According to Nino Gujaraidze, Executive Director of Green Alternative, the law regulating privatization procedures as well as the implementation of the obligations assumed by investors underwent multiple amendments
during the last two decades though it appears to be as ineffective as ever. Georgia approved the law on privatization in 1997 and 34 amendments were made to the law until 2010 when the regulation was reformed into the law on Sate Property. Starting from 2010, 22 more changes were made up to this day although none of them insured more transparency in the privatization process.
“I mean the entire process starts from the day the decision on property divesture, including the contract conclusion and access to the information on implementation the assumed terms, is made,” Gujaraidze said during the presentation of the report. According to her, the changes were mainly aimed to enhance the number of property slated for the privatization while they were not the result of public consensus. The privatization regulation does not envisage public inclusion during the decision-making process. To get access to privatization related information remains complicated, which sometimes creates funny incidents such as the Ministry of Economy denying existence of a contract that is in fact published on the website of the Public Registry. To withhold information about the impact on the environment, the Ministry of Economy once denied that water is a part of the environment, Irakli Macharashvili, Coordinator of the Bio-diversity program at Green Alternative, elaborated.
Green Alternative, majoring in environmental issues, worries that the possible impact on the environment is the last and most neglected point on the list of state requirements towards the investor companies. On the other hand, it is hard and frequently a vain effort to track down owners of the investor company who acquired assets of enterprises that may have a harmful impact on the environment. The list includes investors in hydro generation and distribution, water supply, ore exploring and processing enterprises like GeoPro Mining, which is involved in the gold, copper and quartz exploration processing industry; Georgian Manganese Limited, who owns the ferro-alloy plant in Zestaponi, the manganese mining industry in Chiatura and hydro plant cascade Vartsikhe; Georgian Industrial Group, who owns coal mines in Tkibuli and many more. Information on the owners of companies of either joint stock or limited responsibilities is unavailable. As a rule, owners are registered in offshore zones far from Georgia where even court cannot reach and/or identify the right person. This prevents legal procedures against the investors.

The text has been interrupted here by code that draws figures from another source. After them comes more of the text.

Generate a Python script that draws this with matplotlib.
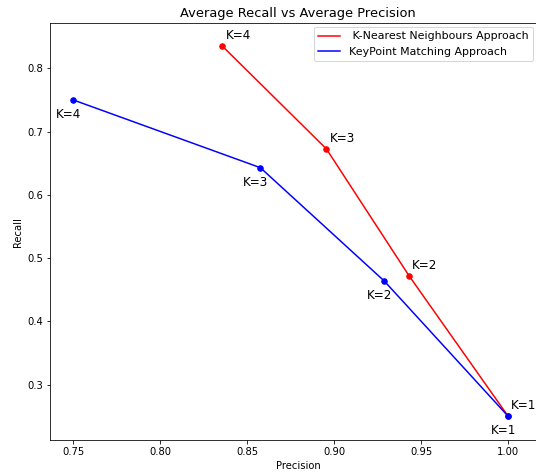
import matplotlib
matplotlib.use("Agg")
import matplotlib.pyplot as plt

# data
k_labels = ['K=1', 'K=2', 'K=3', 'K=4']
knn_precision = [1.0, 0.943, 0.8955, 0.8357]
knn_recall = [0.25, 0.472, 0.6725, 0.835]
kp_precision = [1.0, 0.9287, 0.8575, 0.75]
kp_recall = [0.25, 0.464, 0.643, 0.75]

W, H = 536, 474
fig = plt.figure(figsize=(W / 72.0, H / 72.0), dpi=72)
# axes runs past the right edge, as in the reference (right spine cut off)
x0, x1 = 50, 546
ax = fig.add_axes([x0 / W, (H - 440.3) / H, (x1 - x0) / W, (440.3 - 23.3) / H])
ax.spines['right'].set_visible(False)

ax.plot(knn_precision, knn_recall, '-', color='red', label=' K-Nearest Neighbours Approach')
ax.plot(knn_precision, knn_recall, 'o', color='red', markersize=5.5)
ax.plot(kp_precision, kp_recall, '-', color='blue', label='KeyPoint Matching Approach')
ax.plot(kp_precision, kp_recall, 'o', color='blue', markersize=5.5)

# labels next to each point
for x, y, k in zip(knn_precision, knn_recall, k_labels):
    ax.annotate(k, (x, y), xytext=(3, 4), textcoords='offset points',
                ha='left', va='bottom', fontsize=12)
for x, y, k in zip(kp_precision, kp_recall, k_labels):
    ax.annotate(k, (x, y), xytext=(-17, -8), textcoords='offset points',
                ha='left', va='top', fontsize=12)

# 0.75 -> 73.3px, 1740 px per unit
ax.set_xlim(0.75 - (73.3 - x0) / 1740, 0.75 + (x1 - 73.3) / 1740)
ax.set_ylim(0.2123, 0.8711)
ax.set_xticks([0.75, 0.80, 0.85, 0.90, 0.95, 1.00])
ax.set_yticks([0.3, 0.4, 0.5, 0.6, 0.7, 0.8])
ax.set_title('Average Recall vs Average Precision', fontsize=13)
ax.set_xlabel('Precision')
ax.set_ylabel('Recall')
ax.legend(loc='upper right', fontsize=11, bbox_to_anchor=(533 / W, (H - 27) / H),
          bbox_transform=fig.transFigure, borderaxespad=0)

fig.savefig('out.png', dpi=72)
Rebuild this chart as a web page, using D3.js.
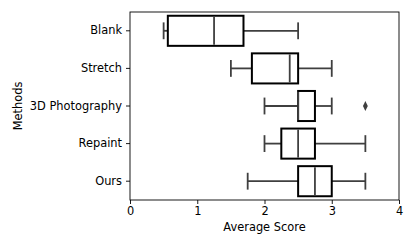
<!DOCTYPE html>
<html><head><meta charset="utf-8">
<script src="https://cdn.jsdelivr.net/npm/d3@7"></script>
<style>body{margin:0;background:#fff}svg{display:block}text{font-family:"DejaVu Sans",sans-serif}</style>
</head><body><svg id="c" width="415" height="249"></svg>
<script>
const methods = ["Blank","Stretch","3D Photography","Repaint","Ours"];
const whiskerLow = [0.5, 1.5, 2.0, 2.0, 1.75];
const q1 = [0.5625, 1.8125, 2.5, 2.25, 2.5];
const median = [1.25, 2.375, 2.5, 2.5, 2.75];
const q3 = [1.6875, 2.5, 2.75, 2.75, 3.0];
const whiskerHigh = [2.5, 3.0, 3.0, 3.5, 3.5];
const outliers = [[], [], [3.5], [], []];
const xTicks = [0,1,2,3,4];

const svg = d3.select("#c");
const L=130, R=399, T=12, B=200;
const x = d3.scaleLinear().domain([0,4]).range([L,R]);
const y = d3.scaleBand().domain(methods).range([T,B]).paddingInner(0.2).paddingOuter(0.1);
const fs = 11.4;

const g = svg.append("g");
const gray = "#3f3f3f";
methods.forEach((m,i)=>{
  const yc = y(m) + y.bandwidth()/2;
  const bw = y.bandwidth();
  const cap = bw*0.28;
  g.append("line").attr("x1",x(whiskerLow[i])).attr("x2",x(q1[i])).attr("y1",yc).attr("y2",yc).attr("stroke",gray).attr("stroke-width",1.8);
  g.append("line").attr("x1",x(q3[i])).attr("x2",x(whiskerHigh[i])).attr("y1",yc).attr("y2",yc).attr("stroke",gray).attr("stroke-width",1.8);
  [whiskerLow[i], whiskerHigh[i]].forEach(v=>{
    g.append("line").attr("x1",x(v)).attr("x2",x(v)).attr("y1",yc-cap).attr("y2",yc+cap).attr("stroke",gray).attr("stroke-width",1.8);
  });
  g.append("rect").attr("x",x(q1[i])).attr("y",y(m)).attr("width",x(q3[i])-x(q1[i])).attr("height",bw)
    .attr("fill","#fff").attr("stroke","#000").attr("stroke-width",2);
  g.append("line").attr("x1",x(median[i])).attr("x2",x(median[i])).attr("y1",y(m)+1).attr("y2",y(m)+bw-1).attr("stroke",gray).attr("stroke-width",1.8);
  outliers[i].forEach(v=>{
    g.append("path").attr("d",d3.symbol(d3.symbolDiamond,28)()).attr("transform",`translate(${x(v)},${yc}) scale(0.85,1)`).attr("fill",gray);
  });
});

svg.append("rect").attr("x",L).attr("y",T).attr("width",R-L).attr("height",B-T).attr("fill","none").attr("stroke","#000").attr("stroke-width",0.9);

const xa = svg.append("g").attr("transform",`translate(0,${B})`).call(d3.axisBottom(x).tickValues(xTicks).tickFormat(d3.format("d")).tickSize(4).tickPadding(3));
const ya = svg.append("g").attr("transform",`translate(${L},0)`).call(d3.axisLeft(y).tickSize(4).tickPadding(4));
[xa,ya].forEach(a=>{a.select(".domain").remove();a.selectAll("line").attr("stroke","#000").attr("stroke-width",0.9);a.selectAll("text").attr("font-size",fs).attr("fill","#000").attr("font-family","DejaVu Sans");});

svg.append("text").attr("x",(L+R)/2).attr("y",231).attr("text-anchor","middle").attr("font-size",fs).text("Average Score");
svg.append("text").attr("transform",`translate(22,${(T+B)/2}) rotate(-90)`).attr("text-anchor","middle").attr("font-size",fs).text("Methods");
</script></body></html>
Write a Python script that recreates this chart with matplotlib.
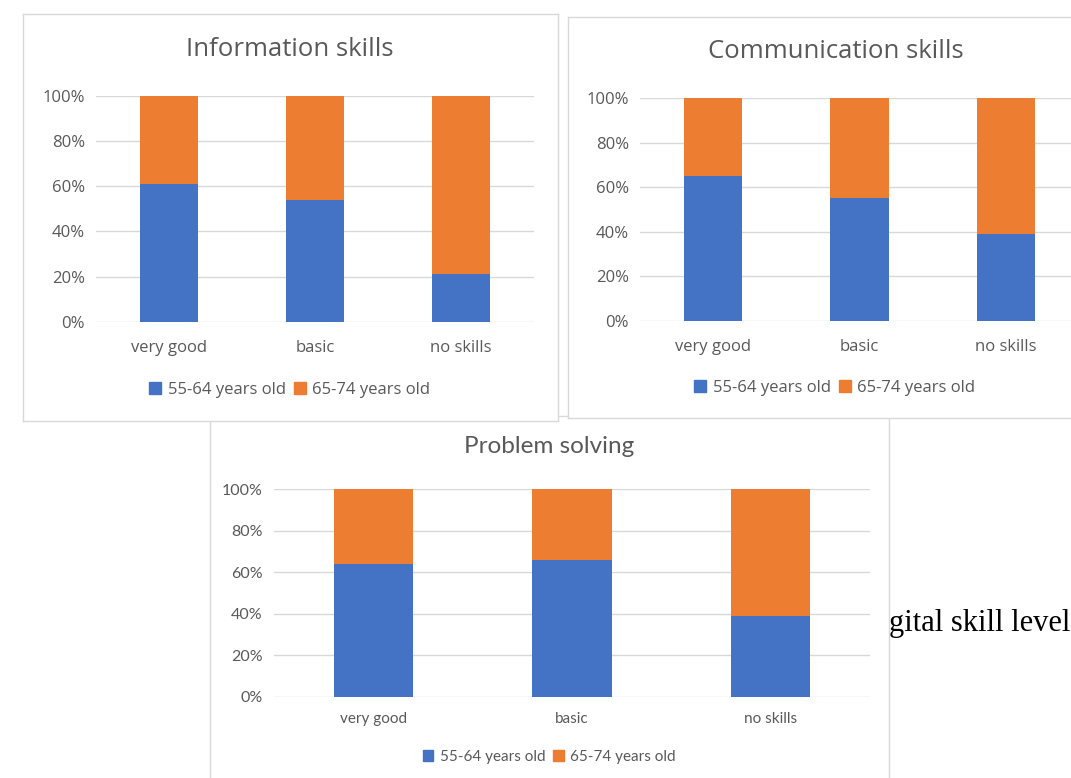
import matplotlib
matplotlib.use("Agg")
import matplotlib.pyplot as plt
from matplotlib.patches import Patch

# ---------------- data ----------------
categories = ["very good", "basic", "no skills"]
series_names = ["55-64 years old", "65-74 years old"]
yticks = [0, 0.2, 0.4, 0.6, 0.8, 1.0]
ytick_labels = ["0%", "20%", "40%", "60%", "80%", "100%"]

info_55 = [0.61, 0.54, 0.21]
info_65 = [0.39, 0.46, 0.79]
comm_55 = [0.65, 0.55, 0.39]
comm_65 = [0.35, 0.45, 0.61]
prob_55 = [0.64, 0.66, 0.39]
prob_65 = [0.36, 0.34, 0.61]

titles = ["Information skills", "Communication skills", "Problem solving"]
background_text = "gital skill level"

# ---------------- style ----------------
W, H = 1071, 778
BLUE = "#4472C4"
ORANGE = "#ED7D31"
GRID = "#D9D9D9"
TXT = "#595959"
BORDER = "#D9D9D9"

fig = plt.figure(figsize=(W / 100, H / 100), dpi=100)
fig.patch.set_facecolor("white")


def fx(x):
    return x / W


def fy(y):
    return 1 - y / H


def rect(x0, y0, x1, y1):
    return [fx(x0), fy(y1), (x1 - x0) / W, (y1 - y0) / H]


# background document text (partly hidden by the bottom chart)
fig.text(fx(889), fy(631), background_text, ha="left", va="baseline",
         fontsize=22, family="Liberation Serif", color="#000000", zorder=0.2)


def panel(box, plot, v55, v65, title, title_xy, title_fs, legend_xy,
          font, tick_fs, xtick_fs, xpad, ypad, leg_fs, z):
    # white panel with thin border
    bg = fig.add_axes(rect(*box), zorder=z)
    bg.set_xticks([])
    bg.set_yticks([])
    bg.set_facecolor("white")
    for s in bg.spines.values():
        s.set_color(BORDER)
        s.set_linewidth(1.0)

    ax = fig.add_axes(rect(*plot), zorder=z + 0.5)
    ax.set_facecolor("none")
    x = list(range(len(categories)))
    ax.bar(x, v55, width=0.4, color=BLUE, zorder=3, label=series_names[0])
    ax.bar(x, v65, width=0.4, bottom=v55, color=ORANGE, zorder=3,
           label=series_names[1])
    ax.set_xlim(-0.5, len(categories) - 0.5)
    ax.set_ylim(0, 1.0)
    ax.set_yticks(yticks)
    ax.set_yticklabels(ytick_labels)
    ax.set_xticks(x)
    ax.set_xticklabels(categories)
    ax.yaxis.grid(True, color=GRID, linewidth=1.0, zorder=0)
    ax.set_axisbelow(True)
    for s in ax.spines.values():
        s.set_visible(False)
    ax.tick_params(axis="both", length=0, colors=TXT)
    ax.tick_params(axis="y", pad=ypad, labelsize=tick_fs)
    ax.tick_params(axis="x", pad=xpad, labelsize=xtick_fs)
    for lab in ax.get_xticklabels() + ax.get_yticklabels():
        lab.set_family(font)
    ax.text(fx(title_xy[0]), fy(title_xy[1]), title, transform=fig.transFigure,
            ha="center", va="center", fontsize=title_fs, color=TXT,
            family=font)
    handles = [Patch(color=BLUE, label=series_names[0]),
               Patch(color=ORANGE, label=series_names[1])]
    ax.legend(handles=handles, loc="center", ncol=2, frameon=False,
              bbox_to_anchor=(fx(legend_xy[0]), fy(legend_xy[1])),
              bbox_transform=fig.transFigure,
              handlelength=0.7, handleheight=0.7, handletextpad=0.4,
              columnspacing=0.5, borderaxespad=0,
              prop={"family": font, "size": leg_fs}, labelcolor=TXT)
    return ax


# bottom chart (behind the two top charts)
panel(box=(210, 416, 889, 800), plot=(274, 489.3, 870, 696.7),
      v55=prob_55, v65=prob_65, title=titles[2], title_xy=(549, 447),
      title_fs=17.5, legend_xy=(549, 757), font="Lato", tick_fs=11.5,
      xtick_fs=11, xpad=11, ypad=8, leg_fs=11, z=1)

# top-left chart
panel(box=(23, 14, 558, 421), plot=(96, 96, 534, 321.7),
      v55=info_55, v65=info_65, title=titles[0], title_xy=(290, 49),
      title_fs=18.5, legend_xy=(290, 390), font="Open Sans", tick_fs=12,
      xtick_fs=12, xpad=13.5, ypad=8, leg_fs=12, z=3)

# top-right chart
panel(box=(568, 17, 1090, 418), plot=(640, 98.3, 1079, 320.7),
      v55=comm_55, v65=comm_65, title=titles[1], title_xy=(836, 51),
      title_fs=18.5, legend_xy=(835, 388), font="Open Sans", tick_fs=12,
      xtick_fs=12, xpad=13, ypad=8, leg_fs=12, z=5)

fig.savefig("out.png", dpi=100, facecolor="white")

Information on how close the investors stick to the contracted obligations is beyond the public reach or hardly available, even if the contracts are defined as non-confidential by law. Green Alternative recommends authority to charge the State Audit Office of Georgia with research into the legality of the divested state property. Parliament should strengthen control on the way state structures now handle public information to prevent their latent secrecy. It is important to make an in-depth analysis on how legal these confidential contracts are. The controlling mechanism must be strengthened and become more effective through both comprehensive mandates and qualified personnel.